Dominic Mueller, Tierra Helada Alpakas



The German alpaca Breed Organisation (AZVD), the biggest of three alpaca associations in Germany, is planning to change its registry substantially in 2007. It hopes to institute a new registration system consisting of a basic registry, a herdbook and a breedbook.
In the basic registry any alpaca may be registered at minimal cost irrespective of its qualities. In the herdbook only those alpacas will be registered that pass a strict screening test. The breedbook is reserved for those sires and dams that accumulate enough points through the screening of their progeny to be elevated to the various levels of the breedbook hierarchy ranging from bronze class to the champions league.
With this registration system, Germany will travel on an innovative but untested alpaca highway. While most registries around the globe accept for registration offspring of already registered sires and dams, the AZVD will only permit those offspring to get into the herdbook that pass a comprehensive and expensive (€80) screening protocol consisting of phenotypical and fibre criteria plus a veterinary examination. The points achieved through this screening process will determine into which category an alpaca will fall: will it be classified as a “pet animal” deemed unfit for reproduction, as an alpaca with limited breeding qualifications, or as a breed animal without restrictions.
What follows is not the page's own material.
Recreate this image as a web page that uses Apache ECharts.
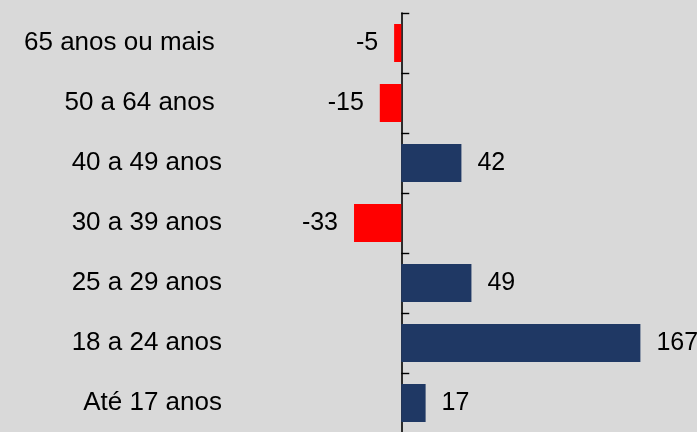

The proposed phenotypical examination developed with the help of Eric Hoffman of the US is a refined version of its ARI predecessor. The fibre criteria consist of the following fibre measurements: fibre diameter (AFD), standard deviation (SD), fibre over 30 micron, density and curvature. The veterinary exam is again modelled after the old ARI criteria where a candidate either passes or fails. The point system of 100 points is equally divided: 50 points for the phenotypical criteria and 50 for fibre. An alpaca accumulating 80 points or more is admitted into the herdbook as breeding quality. Those that achieve between 70 and 79 points (of which a minimum 25 points have to come from the fibre component) qualify as breeding stock with limitations. And those that do not get the required points of this category fall into the class of “pet animals” considered unfit for breeding.
Proponents of this new system say it will be a fair, objective and quantifiable way of assessing alpacas, that it takes the guesswork out of raising them by giving clear guidelines and assisting the impressionable newcomer in purchasing breeding stock of identifiable objective qualities.
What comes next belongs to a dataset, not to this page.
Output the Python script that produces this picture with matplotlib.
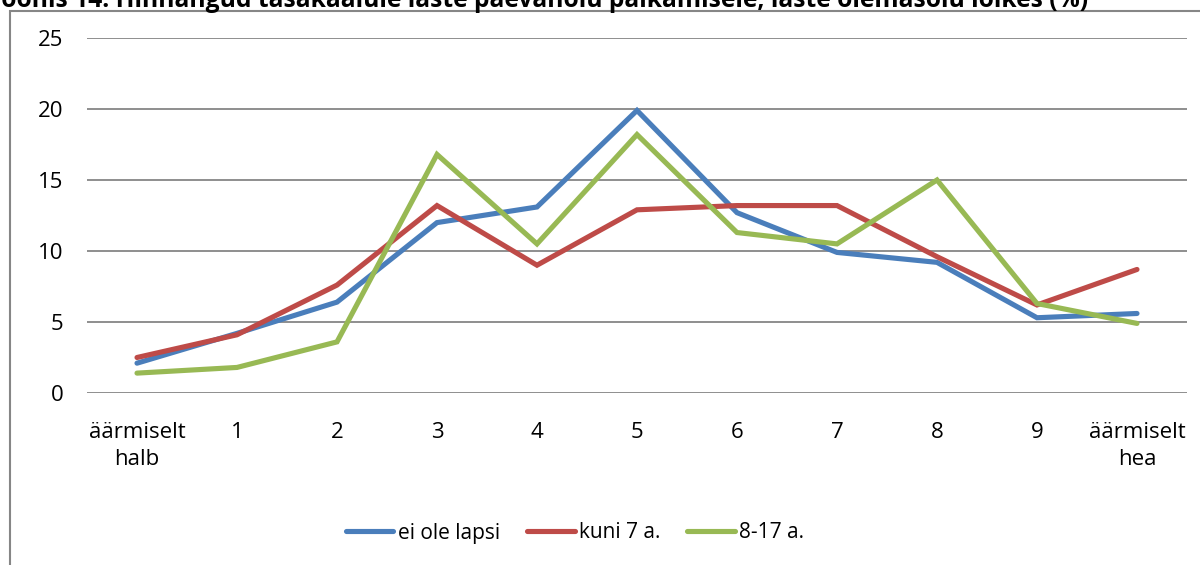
import matplotlib
matplotlib.use("Agg")
import matplotlib.pyplot as plt
from matplotlib.patches import Rectangle

categories = ["äärmiselt\nhalb", "1", "2", "3", "4", "5", "6", "7", "8", "9", "äärmiselt\nhea"]
ei_ole_lapsi = [2.1, 4.2, 6.4, 12.0, 13.1, 19.9, 12.7, 9.9, 9.2, 5.3, 5.6]
kuni_7 = [2.5, 4.1, 7.6, 13.2, 9.0, 12.9, 13.2, 13.2, 9.6, 6.2, 8.7]
vanus_8_17 = [1.4, 1.8, 3.6, 16.8, 10.5, 18.2, 11.3, 10.5, 15.0, 6.3, 4.9]
series_names = ["ei ole lapsi", "kuni 7 a.", "8-17 a."]
colors = ["#4A7EBB", "#BE4B48", "#98B954"]
yticks = [0, 5, 10, 15, 20, 25]
title = "Joonis 14. Hinnangud tasakaalule laste päevahoiu paikamisele, laste olemasolu lõikes (%)"

plt.rcParams['font.family'] = ['Open Sans', 'DejaVu Sans']

fig = plt.figure(figsize=(12, 5.65), dpi=100)
ax = fig.add_axes([87 / 1200, 1 - 393 / 565, 1100 / 1200, 355 / 565])

x = range(len(categories))
for vals, name, c in zip([ei_ole_lapsi, kuni_7, vanus_8_17], series_names, colors):
    ax.plot(x, vals, color=c, lw=3.7, label=name, solid_capstyle='round', solid_joinstyle='miter')

ax.set_xlim(-0.5, len(categories) - 0.5)
ax.set_ylim(0, 25)
ax.set_yticks(yticks)
ax.set_xticks(list(x))
ax.set_xticklabels(categories, fontsize=16, linespacing=1.35)
ax.tick_params(axis='y', length=0, pad=17, labelsize=16)
ax.tick_params(axis='x', length=0, pad=21)
ax.grid(axis='y', color='#868686', lw=1.3)
ax.set_axisbelow(True)
for s in ax.spines.values():
    s.set_visible(False)

leg = fig.legend(loc='center', bbox_to_anchor=(575 / 1200, 1 - 533 / 565), ncol=3, frameon=False,
                 fontsize=15, handlelength=2.3, handletextpad=0.2, columnspacing=1.3)

# chart border (cut off on right and bottom)
fig.patches.append(Rectangle((10 / 1200, -0.1), 2, 1.1 - 11 / 565, transform=fig.transFigure,
                             fill=False, edgecolor='#868686', lw=1.5))

fig.text(-6 / 1200, 1 - 7 / 565, title, fontsize=17.7, fontweight='bold', va='baseline', ha='left')

fig.savefig("out.png", dpi=100)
Opponents counter that it is bureaucratic, cumbersome and elitist leading to a mass exodus of those members, whose breeding stock is of average or below average quality, thus reducing the associations membership and making the AZVD an elitist breeding club for a few powerful breeders.
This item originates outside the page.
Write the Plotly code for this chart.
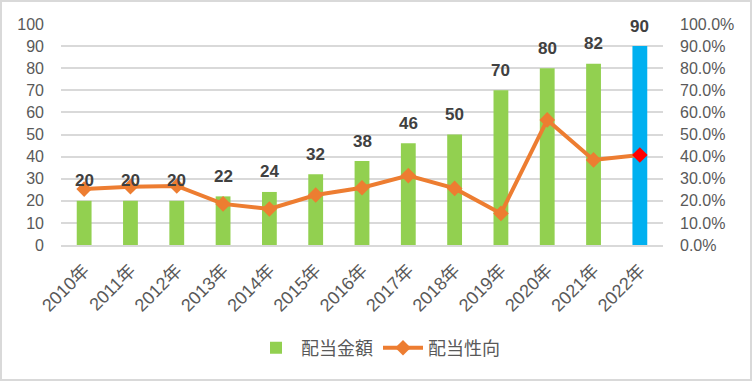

The pros and cons of this new registration system is the “talk of the town”. The membership of the AZVD will decide in early March of 2007 whether to approve it as proposed or have the necessary changes made to make it more “user friendly” or to reject it outright. Will the exclusive or the inclusive mentality prevail? Time will tell. By the time the 4th annual AZVD Alpaca show in Kreuth, Bavaria, rolls around March 25, 2007 the dust most likely will have settled.